Mann has greater ambitions. He’s currently using a combination of Jukebox and Dance Diffusion to play around with music generation and plans to release a tool that’ll allow others to do the same. But he hopes to one day use Dance Diffusion — possibly in conjunction with other systems — to create a “digital version” of himself capable of continuing the Song A Day project after he passes away.
“The exact form it’ll take hasn’t quite become clear yet … [but] thanks to folks at Harmonai and some others I’ve met in the Jukebox Discord, over the last few months I feel like we’ve made bigger strides than any time in the last four years,” Mann said. “I have over 5,000 Song A Day songs, complete with their lyrics as well as rich metadata, with attributes ranging from mood, genre, tempo, key, all the way to location and beard (whether or not I had a beard when I wrote the song). My hope is that given all this data, we can create a model that can reliably create new songs as if I had written them myself. A Song A Day, but forever.”
If AI can successfully make new music, where does that leave musicians?

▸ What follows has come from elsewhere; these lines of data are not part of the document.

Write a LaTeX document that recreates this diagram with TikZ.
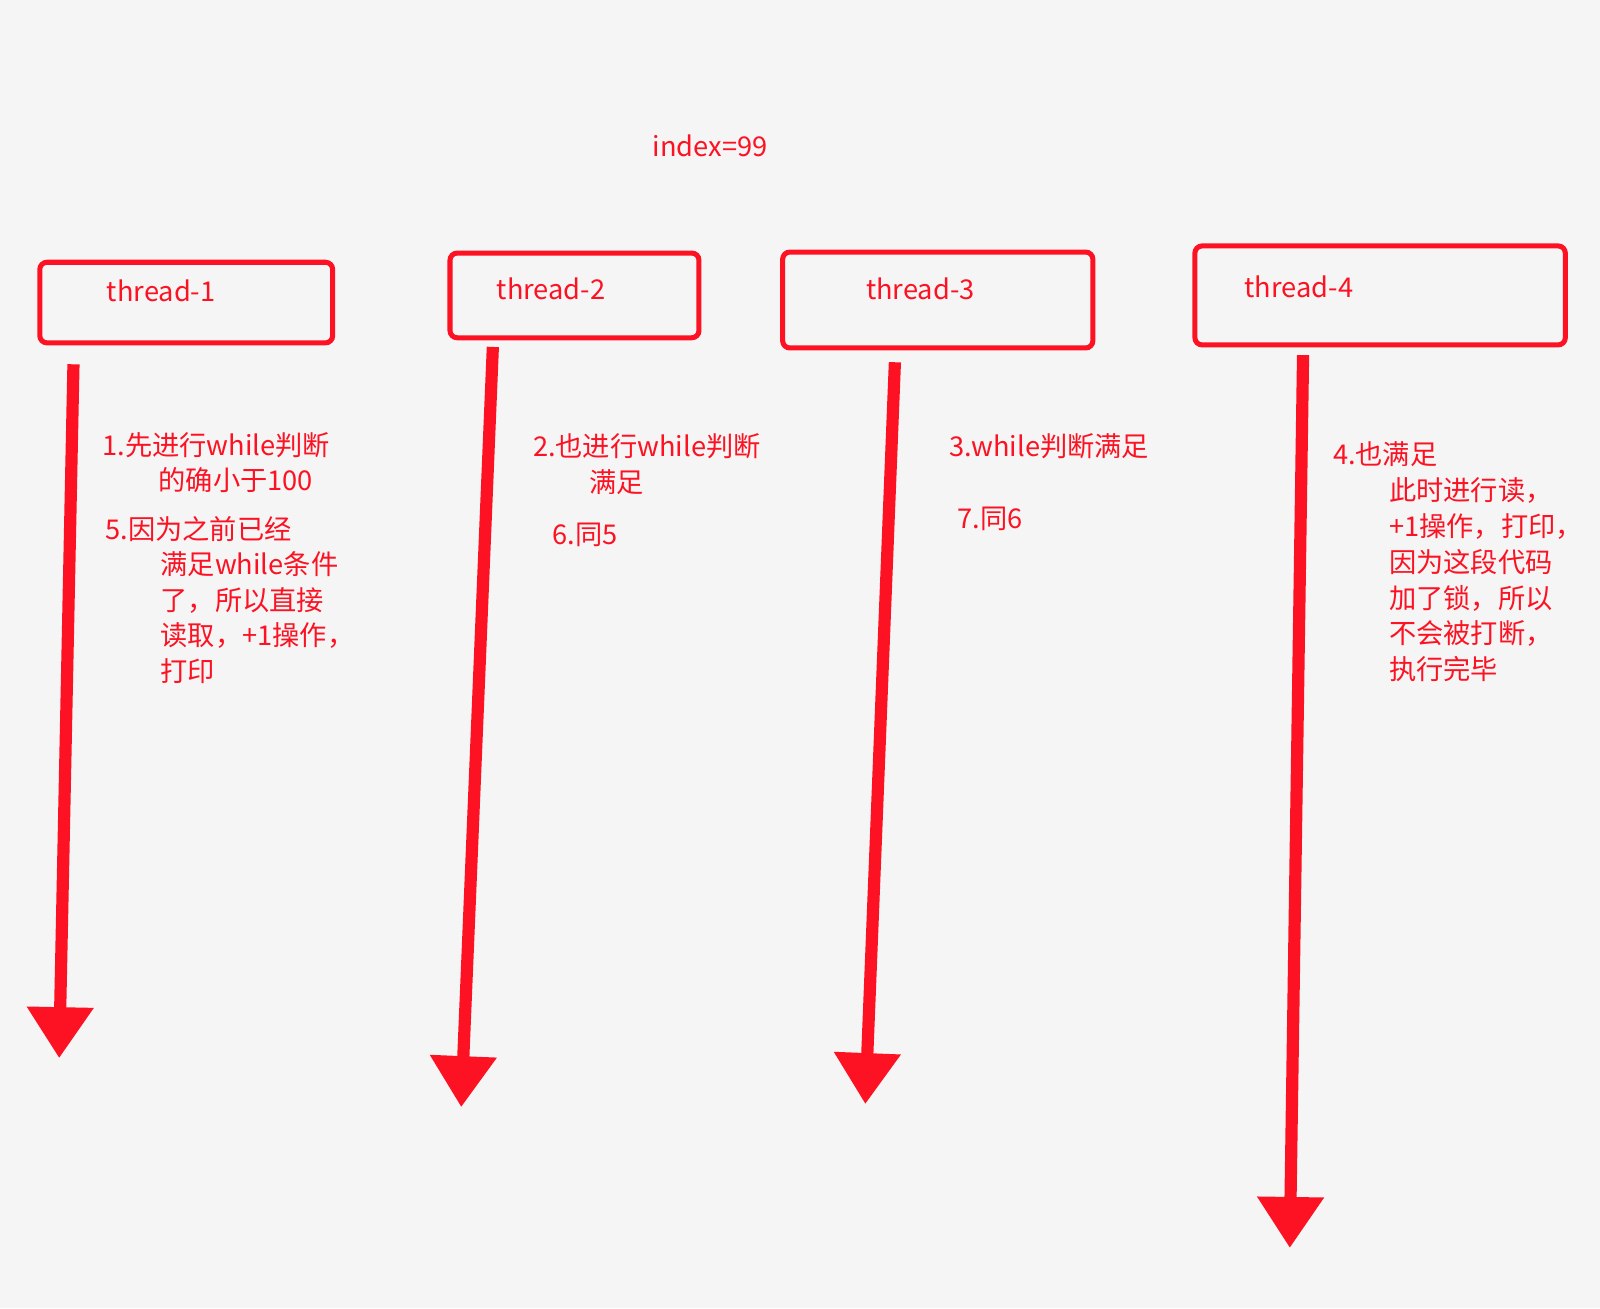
\documentclass[tikz,border=0pt]{standalone}
\usepackage{fontspec}
\setmainfont{Noto Sans CJK SC}
\usetikzlibrary{arrows.meta}
\definecolor{rd}{HTML}{FC1222}
\definecolor{bg}{HTML}{F5F5F5}
\begin{document}
\begin{tikzpicture}[x=0.02cm,y=-0.02cm,
  box/.style={draw=rd,line width=2.8pt,rounded corners=4pt},
  lbl/.style={text=rd,inner sep=0,anchor=west,font=\fontsize{15.2}{17}\selectfont},
  tl/.style={rd,line width=6.8pt,-{Triangle[length=1cm,width=1.25cm]}}]
\fill[bg] (0,0) rectangle (1568,1282);
\useasboundingbox (0,0) rectangle (1568,1282);
\node[lbl,anchor=center] (idx) at (696,143) {index=99};
\draw[box] (39,257) rectangle (326,336);
\draw[box] (441,248) rectangle (685,331);
\draw[box] (767,247) rectangle (1071,341);
\draw[box] (1171,241) rectangle (1534,338);
\node[lbl,anchor=center] (t1) at (158,285) {thread-1};
\node[lbl,anchor=center] (t2) at (540,283) {thread-2};
\node[lbl,anchor=center] (t3) at (902,283) {thread-3};
\node[lbl,anchor=center] (t4) at (1273,281) {thread-4};
\coordinate (a1s) at (72,357); \coordinate (a1e) at (58,1037);
\coordinate (a2s) at (483,340); \coordinate (a2e) at (452,1085);
\coordinate (a3s) at (877,355); \coordinate (a3e) at (848,1082);
\coordinate (a4s) at (1277,348); \coordinate (a4e) at (1264,1223);
\draw[tl] (a1s) -- (a1e);
\draw[tl] (a2s) -- (a2e);
\draw[tl] (a3s) -- (a3e);
\draw[tl] (a4s) -- (a4e);
\node[lbl] (n1a) at (100,436) {1.先进行while判断};
\node[lbl] (n1b) at (155,470) {的确小于100};
\node[lbl] (n5a) at (103,518) {5.因为之前已经};
\node[lbl] (n5b) at (157,553) {满足while条件};
\node[lbl] (n5c) at (157,588) {了，所以直接};
\node[lbl] (n5d) at (157,623) {读取，+1操作，};
\node[lbl] (n5e) at (157,658) {打印};
\node[lbl] (n2a) at (522,437) {2.也进行while判断};
\node[lbl] (n2b) at (577,472) {满足};
\node[lbl] (n6) at (541,524) {6.同5};
\node[lbl] (n3) at (930,437) {3.while判断满足};
\node[lbl] (n7) at (938,508) {7.同6};
\node[lbl] (n4a) at (1306,445) {4.也满足};
\node[lbl] (n4b) at (1361,481) {此时进行读，};
\node[lbl] (n4c) at (1361,516) {+1操作，打印，};
\node[lbl] (n4d) at (1361,551) {因为这段代码};
\node[lbl] (n4e) at (1361,586) {加了锁，所以};
\node[lbl] (n4f) at (1361,621) {不会被打断，};
\node[lbl] (n4g) at (1361,656) {执行完毕};
\end{tikzpicture}
\end{document}
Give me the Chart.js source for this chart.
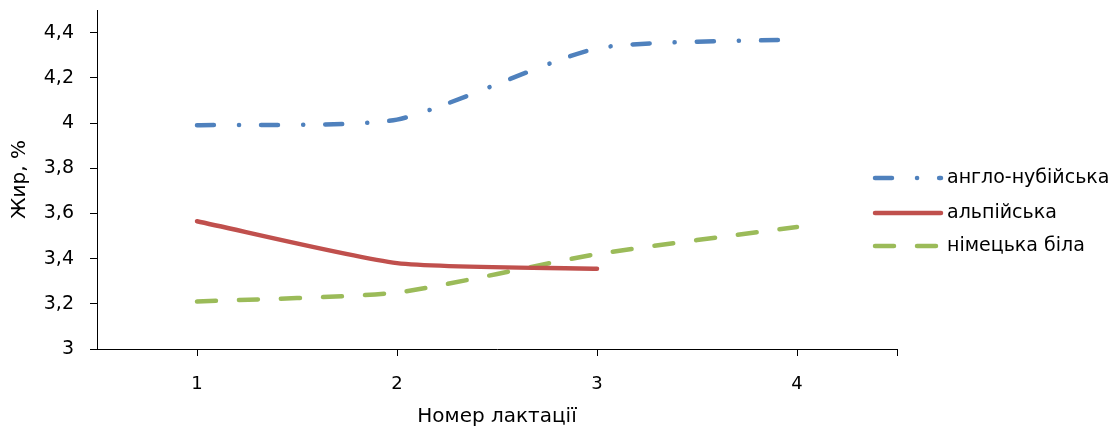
<!DOCTYPE html>
<html>
<head>
<meta charset="utf-8">
<script src="https://cdn.jsdelivr.net/npm/chart.js@4"></script>
<style>
  html, body { margin: 0; padding: 0; background: #fff; }
  #wrap { width: 1119px; height: 430px; position: relative; }
</style>
</head>
<body>
<div id="wrap"><canvas id="fat-chart" width="1119" height="430"></canvas></div>
<script>
// дані з графіка
const lactations = ['1', '2', '3', '4'];
const angloNubian = [3.99, 4.015, 4.33, 4.37];
const alpine = [3.565, 3.38, 3.355, null];
const germanWhite = [3.21, 3.25, 3.42, 3.54];
const seriesNames = ['англо-нубійська', 'альпійська', 'німецька біла'];

const FONT = '"DejaVu Sans", "Open Sans", sans-serif';
const colors = ['#4F81BD', '#C0504D', '#9BBB59'];
const dashes = [[17, 25, 0.1, 22], [], [19, 23]];

function fmt(v) {
  return String(Math.round(v * 10) / 10).replace('.', ',');
}

// легенда справа та крайня поділка осі X
const extras = {
  id: 'extras',
  afterDraw(chart) {
    const ctx = chart.ctx;
    const area = chart.chartArea;
    ctx.save();
    ctx.strokeStyle = '#000';
    ctx.lineWidth = 1;
    ctx.beginPath();
    ctx.moveTo(area.right + 0.5, area.bottom);
    ctx.lineTo(area.right + 0.5, area.bottom + 7);
    ctx.stroke();

    const rows = [178, 213, 246];
    seriesNames.forEach((name, i) => {
      ctx.strokeStyle = colors[i];
      ctx.lineWidth = 4.5;
      ctx.lineCap = 'round';
      ctx.setLineDash(dashes[i]);
      ctx.beginPath();
      ctx.moveTo(875, rows[i]);
      ctx.lineTo(941, rows[i]);
      ctx.stroke();
      ctx.setLineDash([]);
      ctx.fillStyle = '#000';
      ctx.font = '19px ' + FONT;
      ctx.textBaseline = 'middle';
      ctx.fillText(name, 947, rows[i]);
    });
    ctx.restore();
  }
};

function makeSet(label, data, i) {
  return {
    label: label,
    data: data,
    borderColor: colors[i],
    borderWidth: 4.5,
    borderDash: dashes[i],
    borderCapStyle: 'round',
    pointRadius: 0,
    tension: 0.2,
    fill: false
  };
}

new Chart(document.getElementById('fat-chart'), {
  type: 'line',
  data: {
    labels: lactations,
    datasets: [
      makeSet(seriesNames[0], angloNubian, 0),
      makeSet(seriesNames[1], alpine, 1),
      makeSet(seriesNames[2], germanWhite, 2)
    ]
  },
  options: {
    responsive: false,
    animation: false,
    layout: { padding: { top: 10, right: 222, left: 0, bottom: 0 } },
    plugins: { legend: { display: false }, tooltip: { enabled: false } },
    scales: {
      x: {
        offset: true,
        grid: { offset: false, drawOnChartArea: false, color: '#000', tickLength: 7 },
        border: { color: '#000', width: 1 },
        ticks: { color: '#000', font: { family: FONT, size: 18 }, padding: 18 },
        title: { display: true, text: 'Номер лактації', color: '#000', font: { family: FONT, size: 20 }, padding: { top: 2, bottom: 1 } },
        afterFit(scale) { scale.height = 81; }
      },
      y: {
        min: 3,
        max: 4.5,
        grid: { drawOnChartArea: false, color: '#000', tickLength: 7 },
        border: { color: '#000', width: 1 },
        ticks: {
          stepSize: 0.2,
          color: '#000',
          font: { family: FONT, size: 19 },
          padding: 16,
          callback: v => fmt(v)
        },
        afterBuildTicks(scale) {
          scale.ticks = scale.ticks.filter(t => t.value <= 4.41);
        },
        title: { display: true, text: 'Жир, %', color: '#000', font: { family: FONT, size: 20 }, padding: { top: 8, bottom: 0 } },
        afterFit(scale) {
          scale.width = 97;
          scale.paddingTop = 0;
          scale.paddingBottom = 0;
        }
      }
    }
  },
  plugins: [extras]
});
</script>
</body>
</html>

YACHT’s Evans and Bechtolt point out that new technology has upended the art scene before, and the results weren’t as catastrophic as expected. In the 1980s, the U.K. Musicians Union attempted to ban the use of synthesizers, arguing that it would replace musicians and put them out of work.
“With synthesizers, a lot of artists took this new thing and instead of refusing it, they invented techno, hip hop, post punk and new wave music,” Evans said. “It’s just that right now, the upheavals are happening so quickly that we don’t have time to digest and absorb the impact of these tools and make sense of them.”
Still, YACHT worries that AI could eventually challenge work that musicians do in their day jobs, like writing scores for commercials. But like Herndon, they don’t think AI can quite replicate the creative process just yet.
“It is divisive and a fundamental misunderstanding of the function of art to think that AI tools are going to replace the importance of human expression,” Herndon said. “I hope that automated systems will raise important questions about how little we as a society have valued art and journalism on the internet. Rather than speculate about replacement narratives, I prefer to think about this as a fresh opportunity to revalue humans.”